→ Data provided:
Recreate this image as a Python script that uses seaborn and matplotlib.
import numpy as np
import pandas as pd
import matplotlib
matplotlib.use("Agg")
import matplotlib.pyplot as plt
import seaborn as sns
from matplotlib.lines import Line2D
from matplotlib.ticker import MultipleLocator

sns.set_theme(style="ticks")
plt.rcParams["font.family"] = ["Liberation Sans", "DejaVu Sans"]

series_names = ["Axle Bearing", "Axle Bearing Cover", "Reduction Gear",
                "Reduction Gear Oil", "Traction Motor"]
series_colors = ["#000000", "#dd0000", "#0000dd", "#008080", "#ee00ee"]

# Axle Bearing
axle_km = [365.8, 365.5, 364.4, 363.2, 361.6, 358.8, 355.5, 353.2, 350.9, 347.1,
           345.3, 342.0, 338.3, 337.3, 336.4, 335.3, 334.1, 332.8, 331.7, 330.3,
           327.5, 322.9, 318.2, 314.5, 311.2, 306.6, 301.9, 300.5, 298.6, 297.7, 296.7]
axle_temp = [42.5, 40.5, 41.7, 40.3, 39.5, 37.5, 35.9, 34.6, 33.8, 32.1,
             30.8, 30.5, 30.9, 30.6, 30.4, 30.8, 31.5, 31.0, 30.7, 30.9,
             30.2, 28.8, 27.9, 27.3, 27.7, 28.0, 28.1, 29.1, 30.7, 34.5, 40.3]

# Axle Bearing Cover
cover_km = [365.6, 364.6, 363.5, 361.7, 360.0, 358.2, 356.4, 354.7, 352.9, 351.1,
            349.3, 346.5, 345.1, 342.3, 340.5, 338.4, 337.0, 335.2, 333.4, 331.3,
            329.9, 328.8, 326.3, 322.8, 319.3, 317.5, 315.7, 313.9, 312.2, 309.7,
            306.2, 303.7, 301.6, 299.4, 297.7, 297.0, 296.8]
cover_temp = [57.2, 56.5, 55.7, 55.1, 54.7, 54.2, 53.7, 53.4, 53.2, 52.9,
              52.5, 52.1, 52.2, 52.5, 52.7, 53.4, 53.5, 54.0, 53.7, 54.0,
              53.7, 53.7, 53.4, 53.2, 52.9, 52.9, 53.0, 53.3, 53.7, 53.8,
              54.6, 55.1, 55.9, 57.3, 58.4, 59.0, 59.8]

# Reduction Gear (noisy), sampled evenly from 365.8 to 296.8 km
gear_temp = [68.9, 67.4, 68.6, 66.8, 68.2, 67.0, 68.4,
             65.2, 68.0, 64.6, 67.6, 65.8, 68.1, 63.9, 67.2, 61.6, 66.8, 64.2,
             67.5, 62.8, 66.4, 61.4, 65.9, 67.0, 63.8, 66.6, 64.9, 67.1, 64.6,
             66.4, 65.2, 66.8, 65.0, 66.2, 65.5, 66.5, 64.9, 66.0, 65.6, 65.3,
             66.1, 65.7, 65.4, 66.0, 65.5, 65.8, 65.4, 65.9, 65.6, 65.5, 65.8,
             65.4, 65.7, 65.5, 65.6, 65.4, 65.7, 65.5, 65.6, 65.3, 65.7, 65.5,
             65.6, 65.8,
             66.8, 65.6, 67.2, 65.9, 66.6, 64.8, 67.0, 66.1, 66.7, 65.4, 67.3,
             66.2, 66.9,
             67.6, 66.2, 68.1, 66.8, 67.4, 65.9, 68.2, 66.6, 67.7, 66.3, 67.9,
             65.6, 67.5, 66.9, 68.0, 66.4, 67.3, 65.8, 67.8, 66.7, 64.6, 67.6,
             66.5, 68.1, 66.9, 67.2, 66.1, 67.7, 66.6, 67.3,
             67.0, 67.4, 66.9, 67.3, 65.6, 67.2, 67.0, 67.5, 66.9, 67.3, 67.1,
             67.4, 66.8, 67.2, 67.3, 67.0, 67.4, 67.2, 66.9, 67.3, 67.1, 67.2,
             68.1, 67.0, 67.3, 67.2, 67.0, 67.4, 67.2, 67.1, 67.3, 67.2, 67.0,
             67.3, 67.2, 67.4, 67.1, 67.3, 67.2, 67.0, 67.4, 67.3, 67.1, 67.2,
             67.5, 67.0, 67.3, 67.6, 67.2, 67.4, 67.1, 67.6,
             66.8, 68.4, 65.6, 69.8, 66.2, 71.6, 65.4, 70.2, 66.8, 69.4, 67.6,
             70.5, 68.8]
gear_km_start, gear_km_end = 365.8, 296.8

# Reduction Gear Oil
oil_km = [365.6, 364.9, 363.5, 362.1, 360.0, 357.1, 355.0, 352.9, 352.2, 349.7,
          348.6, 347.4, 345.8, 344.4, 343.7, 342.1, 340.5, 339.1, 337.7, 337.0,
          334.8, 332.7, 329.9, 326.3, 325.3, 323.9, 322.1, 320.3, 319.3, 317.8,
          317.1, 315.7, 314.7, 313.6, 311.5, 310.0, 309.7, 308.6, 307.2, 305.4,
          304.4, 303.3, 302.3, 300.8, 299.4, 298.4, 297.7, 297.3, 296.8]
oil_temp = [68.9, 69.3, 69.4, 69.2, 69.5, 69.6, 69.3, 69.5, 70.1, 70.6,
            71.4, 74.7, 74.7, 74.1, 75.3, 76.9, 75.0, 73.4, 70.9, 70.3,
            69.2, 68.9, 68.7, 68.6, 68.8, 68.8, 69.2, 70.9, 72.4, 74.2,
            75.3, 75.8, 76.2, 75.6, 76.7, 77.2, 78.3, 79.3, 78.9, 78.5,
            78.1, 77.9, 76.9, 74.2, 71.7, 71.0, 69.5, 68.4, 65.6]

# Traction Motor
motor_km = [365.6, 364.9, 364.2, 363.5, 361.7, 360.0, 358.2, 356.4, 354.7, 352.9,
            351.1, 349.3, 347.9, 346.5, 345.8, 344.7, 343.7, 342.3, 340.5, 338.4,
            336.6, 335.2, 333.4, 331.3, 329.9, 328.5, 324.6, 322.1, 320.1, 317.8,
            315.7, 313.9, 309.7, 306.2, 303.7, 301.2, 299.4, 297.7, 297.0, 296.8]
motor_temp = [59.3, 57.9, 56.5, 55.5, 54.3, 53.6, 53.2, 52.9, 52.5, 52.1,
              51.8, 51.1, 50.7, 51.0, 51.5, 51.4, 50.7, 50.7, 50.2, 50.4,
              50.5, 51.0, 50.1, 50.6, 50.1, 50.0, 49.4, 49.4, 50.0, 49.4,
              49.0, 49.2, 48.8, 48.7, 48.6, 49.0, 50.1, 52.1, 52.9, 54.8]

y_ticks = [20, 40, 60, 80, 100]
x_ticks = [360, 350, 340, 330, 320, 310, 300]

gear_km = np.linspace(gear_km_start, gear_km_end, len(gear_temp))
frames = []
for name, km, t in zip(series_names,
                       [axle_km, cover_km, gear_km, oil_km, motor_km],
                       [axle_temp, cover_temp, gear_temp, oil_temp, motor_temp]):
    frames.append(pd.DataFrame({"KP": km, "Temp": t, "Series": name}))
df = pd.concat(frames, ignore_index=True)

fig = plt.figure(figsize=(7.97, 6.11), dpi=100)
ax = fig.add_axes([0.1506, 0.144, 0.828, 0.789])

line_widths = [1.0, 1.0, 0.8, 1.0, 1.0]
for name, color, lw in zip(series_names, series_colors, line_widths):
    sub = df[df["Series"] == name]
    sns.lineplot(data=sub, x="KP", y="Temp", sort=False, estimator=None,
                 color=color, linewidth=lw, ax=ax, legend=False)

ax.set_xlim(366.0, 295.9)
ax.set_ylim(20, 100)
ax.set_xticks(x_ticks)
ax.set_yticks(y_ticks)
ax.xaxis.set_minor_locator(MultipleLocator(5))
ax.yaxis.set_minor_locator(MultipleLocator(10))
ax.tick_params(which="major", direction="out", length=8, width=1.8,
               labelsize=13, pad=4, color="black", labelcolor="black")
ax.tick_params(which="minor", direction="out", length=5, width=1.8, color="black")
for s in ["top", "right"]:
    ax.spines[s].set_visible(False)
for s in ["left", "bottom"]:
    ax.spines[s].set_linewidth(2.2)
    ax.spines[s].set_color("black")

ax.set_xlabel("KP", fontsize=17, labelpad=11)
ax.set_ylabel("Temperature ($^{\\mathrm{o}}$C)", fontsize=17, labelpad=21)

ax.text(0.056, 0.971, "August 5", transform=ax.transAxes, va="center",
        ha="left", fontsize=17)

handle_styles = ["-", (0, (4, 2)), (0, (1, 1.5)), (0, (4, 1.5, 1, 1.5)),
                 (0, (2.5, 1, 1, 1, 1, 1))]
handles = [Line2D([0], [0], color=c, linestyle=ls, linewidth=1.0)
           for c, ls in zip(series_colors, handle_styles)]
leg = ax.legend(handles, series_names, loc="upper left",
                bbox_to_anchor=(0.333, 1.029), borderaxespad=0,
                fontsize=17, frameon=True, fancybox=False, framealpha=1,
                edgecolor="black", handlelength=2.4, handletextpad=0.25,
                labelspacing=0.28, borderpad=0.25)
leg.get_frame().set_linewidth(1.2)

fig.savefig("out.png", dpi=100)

→ Work instructions:
Count the lines of the listing above that include the word "seaborn" and state the total with nothing else.

→ Answer to the problem:
2